/---

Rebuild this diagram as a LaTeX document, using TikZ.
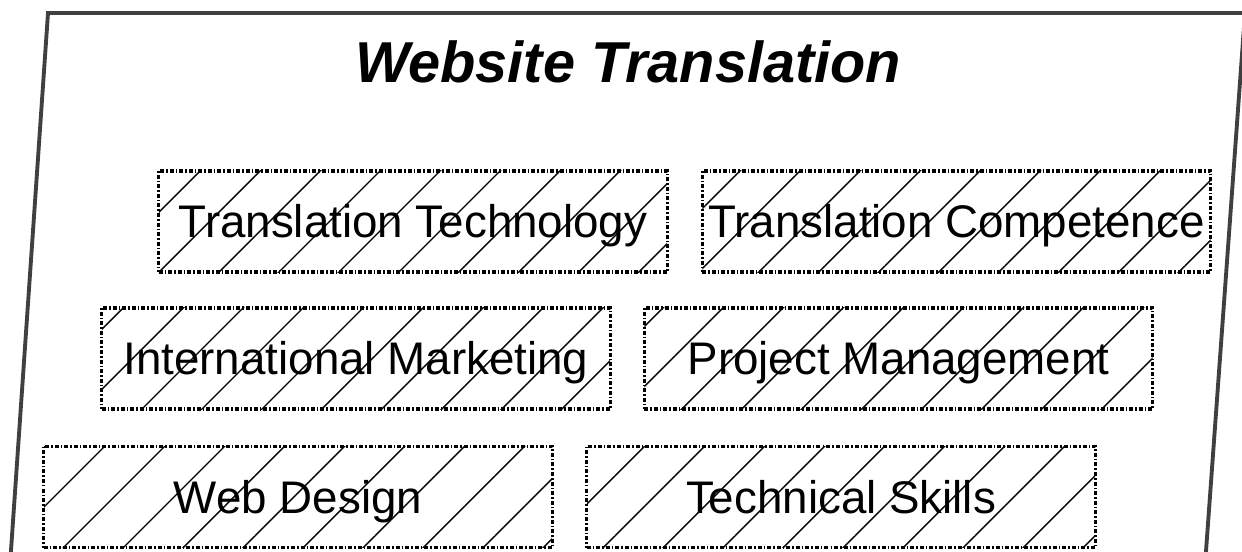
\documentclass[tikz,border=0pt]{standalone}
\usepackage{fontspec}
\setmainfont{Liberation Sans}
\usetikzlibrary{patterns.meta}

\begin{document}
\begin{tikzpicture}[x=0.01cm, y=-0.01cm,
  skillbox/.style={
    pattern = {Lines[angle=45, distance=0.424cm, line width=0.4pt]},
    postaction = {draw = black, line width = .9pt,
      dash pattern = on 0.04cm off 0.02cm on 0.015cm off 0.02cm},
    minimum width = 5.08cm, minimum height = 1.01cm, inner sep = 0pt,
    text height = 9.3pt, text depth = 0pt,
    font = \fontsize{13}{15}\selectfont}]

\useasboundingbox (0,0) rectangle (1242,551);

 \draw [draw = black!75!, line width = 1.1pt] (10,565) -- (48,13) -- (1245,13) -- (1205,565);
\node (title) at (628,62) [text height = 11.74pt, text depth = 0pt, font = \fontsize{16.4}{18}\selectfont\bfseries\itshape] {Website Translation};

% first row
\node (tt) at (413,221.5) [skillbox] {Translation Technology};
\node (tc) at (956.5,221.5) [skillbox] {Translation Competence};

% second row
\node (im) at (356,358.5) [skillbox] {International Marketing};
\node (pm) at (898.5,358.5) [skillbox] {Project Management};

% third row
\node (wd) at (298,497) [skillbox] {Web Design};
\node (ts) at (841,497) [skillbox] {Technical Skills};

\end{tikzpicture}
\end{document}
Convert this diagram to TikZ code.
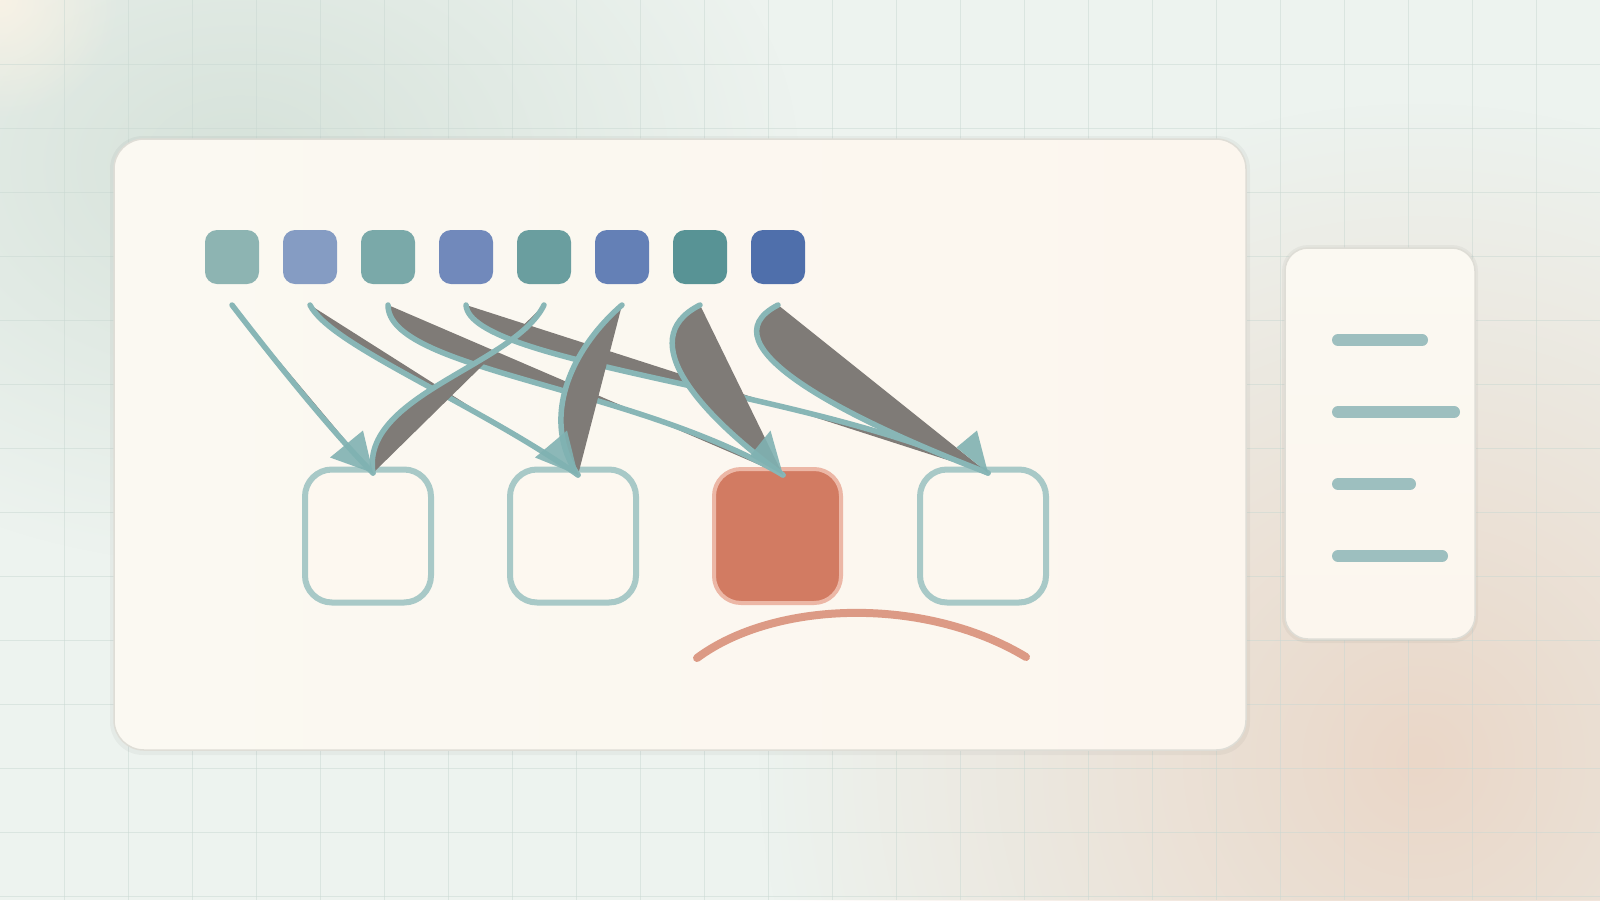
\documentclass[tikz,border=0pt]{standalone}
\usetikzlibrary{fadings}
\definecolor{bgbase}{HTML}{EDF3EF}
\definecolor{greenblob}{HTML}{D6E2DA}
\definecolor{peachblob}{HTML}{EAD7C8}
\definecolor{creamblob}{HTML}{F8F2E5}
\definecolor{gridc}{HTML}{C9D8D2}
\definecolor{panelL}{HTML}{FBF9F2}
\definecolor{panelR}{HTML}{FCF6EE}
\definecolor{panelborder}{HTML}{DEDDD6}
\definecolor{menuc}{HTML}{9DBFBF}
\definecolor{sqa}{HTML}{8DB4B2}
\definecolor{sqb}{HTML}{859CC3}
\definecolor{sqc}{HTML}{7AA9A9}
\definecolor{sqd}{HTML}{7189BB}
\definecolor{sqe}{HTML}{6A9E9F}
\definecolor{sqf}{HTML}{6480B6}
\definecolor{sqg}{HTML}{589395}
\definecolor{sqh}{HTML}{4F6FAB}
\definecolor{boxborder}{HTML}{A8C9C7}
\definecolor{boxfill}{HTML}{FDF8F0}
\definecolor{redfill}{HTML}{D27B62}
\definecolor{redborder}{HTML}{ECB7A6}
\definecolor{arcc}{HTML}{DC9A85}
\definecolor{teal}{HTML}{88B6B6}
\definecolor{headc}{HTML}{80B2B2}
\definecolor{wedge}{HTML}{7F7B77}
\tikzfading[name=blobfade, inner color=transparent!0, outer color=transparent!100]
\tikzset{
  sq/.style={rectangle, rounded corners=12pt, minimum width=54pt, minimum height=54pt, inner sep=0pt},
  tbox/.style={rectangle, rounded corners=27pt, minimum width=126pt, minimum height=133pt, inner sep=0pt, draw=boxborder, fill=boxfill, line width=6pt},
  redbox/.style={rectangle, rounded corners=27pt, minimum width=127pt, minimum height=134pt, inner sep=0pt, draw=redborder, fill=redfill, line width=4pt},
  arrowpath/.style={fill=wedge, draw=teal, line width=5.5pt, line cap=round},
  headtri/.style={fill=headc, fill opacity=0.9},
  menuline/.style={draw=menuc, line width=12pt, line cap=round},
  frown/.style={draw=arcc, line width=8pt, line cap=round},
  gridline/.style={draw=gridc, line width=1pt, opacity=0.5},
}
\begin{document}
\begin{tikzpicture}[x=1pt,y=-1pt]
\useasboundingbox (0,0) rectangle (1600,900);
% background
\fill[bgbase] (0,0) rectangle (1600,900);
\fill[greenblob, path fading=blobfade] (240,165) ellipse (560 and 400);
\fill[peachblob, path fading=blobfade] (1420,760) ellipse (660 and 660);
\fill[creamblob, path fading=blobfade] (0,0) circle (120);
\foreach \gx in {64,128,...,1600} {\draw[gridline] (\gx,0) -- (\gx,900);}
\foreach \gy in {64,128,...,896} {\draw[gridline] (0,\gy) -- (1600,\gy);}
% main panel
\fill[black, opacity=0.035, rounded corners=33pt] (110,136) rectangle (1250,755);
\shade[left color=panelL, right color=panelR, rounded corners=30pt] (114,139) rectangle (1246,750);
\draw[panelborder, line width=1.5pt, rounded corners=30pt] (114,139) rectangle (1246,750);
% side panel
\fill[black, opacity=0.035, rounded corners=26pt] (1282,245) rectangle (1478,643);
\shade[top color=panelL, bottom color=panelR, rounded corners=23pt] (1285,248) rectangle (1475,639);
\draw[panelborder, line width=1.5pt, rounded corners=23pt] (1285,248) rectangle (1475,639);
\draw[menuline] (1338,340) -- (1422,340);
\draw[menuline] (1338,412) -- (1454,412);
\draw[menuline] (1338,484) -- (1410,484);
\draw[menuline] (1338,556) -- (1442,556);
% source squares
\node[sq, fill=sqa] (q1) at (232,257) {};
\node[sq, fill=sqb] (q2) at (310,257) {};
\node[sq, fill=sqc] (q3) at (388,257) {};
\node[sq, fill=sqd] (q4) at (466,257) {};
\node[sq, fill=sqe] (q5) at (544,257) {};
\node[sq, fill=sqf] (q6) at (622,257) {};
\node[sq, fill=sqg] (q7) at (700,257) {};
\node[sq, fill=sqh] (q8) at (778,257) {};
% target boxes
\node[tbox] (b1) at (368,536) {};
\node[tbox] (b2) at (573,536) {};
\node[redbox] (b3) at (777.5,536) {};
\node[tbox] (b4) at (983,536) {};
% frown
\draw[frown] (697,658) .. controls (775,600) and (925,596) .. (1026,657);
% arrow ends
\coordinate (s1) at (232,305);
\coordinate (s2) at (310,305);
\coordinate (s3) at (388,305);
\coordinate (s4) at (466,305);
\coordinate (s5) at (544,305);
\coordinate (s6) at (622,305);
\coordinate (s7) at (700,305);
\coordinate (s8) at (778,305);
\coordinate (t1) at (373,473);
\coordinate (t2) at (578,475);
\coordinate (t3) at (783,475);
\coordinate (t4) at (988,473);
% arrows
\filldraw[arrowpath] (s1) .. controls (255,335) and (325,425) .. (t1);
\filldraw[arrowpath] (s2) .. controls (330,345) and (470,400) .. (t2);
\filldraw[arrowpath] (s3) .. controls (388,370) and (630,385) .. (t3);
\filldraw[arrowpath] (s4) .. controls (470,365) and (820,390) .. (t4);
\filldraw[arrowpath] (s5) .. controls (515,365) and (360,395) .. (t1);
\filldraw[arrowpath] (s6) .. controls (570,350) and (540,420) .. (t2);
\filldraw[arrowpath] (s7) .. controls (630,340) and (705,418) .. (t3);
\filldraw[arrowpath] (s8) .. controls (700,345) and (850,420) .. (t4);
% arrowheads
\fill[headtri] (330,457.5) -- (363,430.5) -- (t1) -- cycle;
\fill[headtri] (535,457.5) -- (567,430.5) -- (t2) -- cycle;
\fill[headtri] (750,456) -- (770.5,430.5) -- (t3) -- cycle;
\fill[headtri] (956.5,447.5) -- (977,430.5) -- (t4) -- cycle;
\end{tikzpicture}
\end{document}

\---
/---

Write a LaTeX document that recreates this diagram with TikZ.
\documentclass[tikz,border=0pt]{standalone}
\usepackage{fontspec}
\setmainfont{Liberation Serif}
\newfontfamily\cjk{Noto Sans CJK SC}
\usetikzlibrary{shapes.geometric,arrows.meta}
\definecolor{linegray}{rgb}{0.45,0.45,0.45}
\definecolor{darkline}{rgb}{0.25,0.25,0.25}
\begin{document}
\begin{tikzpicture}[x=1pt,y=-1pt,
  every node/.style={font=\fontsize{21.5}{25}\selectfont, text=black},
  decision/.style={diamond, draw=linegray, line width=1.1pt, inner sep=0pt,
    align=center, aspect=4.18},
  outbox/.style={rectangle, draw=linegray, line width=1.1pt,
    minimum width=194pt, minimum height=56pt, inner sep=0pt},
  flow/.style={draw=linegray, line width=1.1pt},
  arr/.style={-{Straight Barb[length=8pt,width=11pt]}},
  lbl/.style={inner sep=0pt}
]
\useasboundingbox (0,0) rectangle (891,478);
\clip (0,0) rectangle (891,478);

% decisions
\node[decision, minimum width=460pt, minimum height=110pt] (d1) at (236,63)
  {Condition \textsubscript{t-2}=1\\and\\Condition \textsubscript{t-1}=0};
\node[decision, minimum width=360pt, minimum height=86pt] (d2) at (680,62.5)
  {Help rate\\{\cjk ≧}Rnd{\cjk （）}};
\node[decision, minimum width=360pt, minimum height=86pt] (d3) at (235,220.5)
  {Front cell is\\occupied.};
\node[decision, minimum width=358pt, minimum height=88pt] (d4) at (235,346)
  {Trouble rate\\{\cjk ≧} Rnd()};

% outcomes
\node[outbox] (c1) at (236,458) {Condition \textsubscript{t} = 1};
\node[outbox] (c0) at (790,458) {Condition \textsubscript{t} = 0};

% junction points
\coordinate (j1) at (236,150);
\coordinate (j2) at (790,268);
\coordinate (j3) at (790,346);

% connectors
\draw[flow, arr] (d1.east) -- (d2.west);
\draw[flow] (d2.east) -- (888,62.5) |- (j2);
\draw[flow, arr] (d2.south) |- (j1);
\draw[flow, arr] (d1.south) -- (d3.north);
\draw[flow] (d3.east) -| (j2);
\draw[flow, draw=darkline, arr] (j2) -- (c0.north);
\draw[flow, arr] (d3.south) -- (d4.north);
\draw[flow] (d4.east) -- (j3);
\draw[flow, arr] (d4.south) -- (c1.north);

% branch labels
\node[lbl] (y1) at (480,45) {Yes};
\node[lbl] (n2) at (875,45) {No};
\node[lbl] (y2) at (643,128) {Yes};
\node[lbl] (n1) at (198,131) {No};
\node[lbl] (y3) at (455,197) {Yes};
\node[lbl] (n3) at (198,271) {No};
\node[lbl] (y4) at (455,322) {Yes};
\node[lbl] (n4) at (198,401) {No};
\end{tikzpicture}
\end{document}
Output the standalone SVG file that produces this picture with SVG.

\---

Note how many lines in the listing above hold the string "diagram", then give only that figure.

3